Bail Reform (H.B. 204) has already passed in Delaware—Proposed change to the Delaware Constitution to allow for preventative detention based on labeling defendants as “Dangerous” is reform that will instead increase incarceration.
June 12 2018
Bail reform in Delaware that was intended to reduce the reliance on monetary bail, allow for additional discretion for pretrial alternatives in some cases, and define a more robust due process has already passed the legislature in the form of House Bill 204. While we thought there were some sensible parts to the HB 204, we still thought it went too far in terms of reducing the use of financial conditions of bail, making the system less efficient and accountable, and leaving financial bail conditions on a level playing field.
Now, unfortunately, the architects of some undisclosed “package” of bail reform say we have to change the Delaware Constitution (Senate Bill 221) to start locking more people up without bail.

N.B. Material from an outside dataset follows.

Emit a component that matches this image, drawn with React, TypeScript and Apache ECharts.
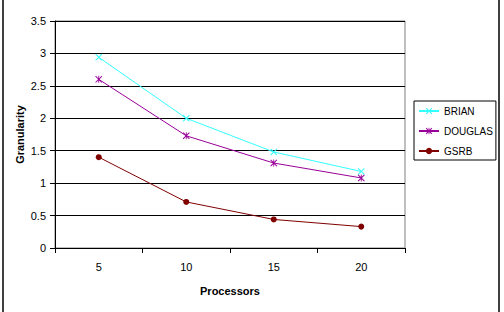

Apparently the first part of the “package” was the bone being thrown to progressives, and now the second part of the “package” is the lock more people up part of the deal. Now, the ultimate question for bail reformers is whether the increases in detention from this shift in power, and the ability to threaten preventative detention is worth the trade. We would posit that it is not, and history for over a generation and from this past year proves this.
In Maryland, where the Supreme Court by rule largely eliminated monetary conditions of bail from the discretion of judges, judges turned to preventative detention in many cases, including in misdemeanors. The rule change resulted in a year-over-year increase in pretrial detention of 22% in Baltimore City, an astounding number, driven by expanding preventative detention.
In New Jersey, prosecutors are seeking detention in 44% of all cases. They are obtaining detention in approximately 19% of all cases. Without the ability to request a monetary condition of bail, prosecutors either seek detention or release. In addition, the range from county jurisdiction to the next is astounding, with one jurisdiction seeking detention in over 80% of cases. Of course, while the New Jersey Governor is pushing the legalization of marijuana, a small-time marijuana dealer recently spent 16 months preventatively detained, only to be exonerated of all charges.
Not to mention, New Jersey’s system is costly to the State. While these bills are pushing out the concept of cost for another day because it takes a long time to make a constitutional change, the reality of the costs of bail reform in New Jersey and other jurisdictions must be considered. New Judges, Prosecutors and Public Defenders will be needed for the voluminous preventative detention hearings that will occur. The public should be informed how much this will cost before a constitutional amendment is passed.
In the Federal system, since the Bail Reform Act of 1984 became law, which for the first time allowed for preventative detention in the federal system, pretrial incarceration went from 24% detained in 1983 to 72% detained today, which is more than tripling the percentage of persons who get preventatively detained. When Justice Rehnquist stated in 1987 that “liberty was the norm,” he was right, but now detention is the norm.
Moreover, we would recommend that those considering this issue review this research from the Journal of Criminal Law and Criminology:
We would draw attention to the idea that the Delaware Legislature is making a policy judgment, and there are good arguments against moving to this system, including from Professor Laurence Tribe:
Professor Tribe has opposed preventive detention on the basis of dangerousness. He has distinguished it from civil commitment of the mentally unstable because a mentally disturbed individual cannot control his impulses. Tribe reasoned, therefore, that detaining an individual “capable of conforming to society’s demands” is a peculiarly “offensive anticipatory condemnation” that is inconsistent with constitutional traditions.
Of course, the U.S. Supreme Court in Salerno gave Delaware the power to change the constitution in this way, but history has proven that while allowed, it is bad public policy and only serves to increase mass incarceration.
Many states are like Delaware—they don’t have preventative detention, and despite calls from hard liners who want to start locking more people up, those states haven’t been persuaded. The latest was the conservative State of Idaho, which rejected this spring an attempt by the Supreme Court to expand preventative detention and eliminate the right to bail that has been fundamental on this continent for centuries. Colorado, one of the bail reformed states, still does not have preventative detention and has a similar constitutional provision as Delaware.
To further make this amendment problematic, we believe it will create an endless stream of ripped from the headlines “legislation of the week” every time someone gets out of jail and commits a new crime. The right to bail is too sacred to make it always in flux. There is no “one size fits all.” We would argue that the proponents of this constitutional amendment should present some data that there are certain identifiable classes of offenders they are seeing commit serious new crimes or failures to appear that would be the target of this effort. In addition, we would argue that no serious analysis has been conducted on this issue. New crimes while on bail are usually pretty low nationally (5%-10%) largely because of how short the time period is between arrest and disposition.
History is proving that preventative detention can be costly and abused if implemented. This is a sweeping proposal that will lock more people up and throw away the key. Preventative detention in bail reform has failed, and one thing is clear: we are simply not going to detain our way to a solution.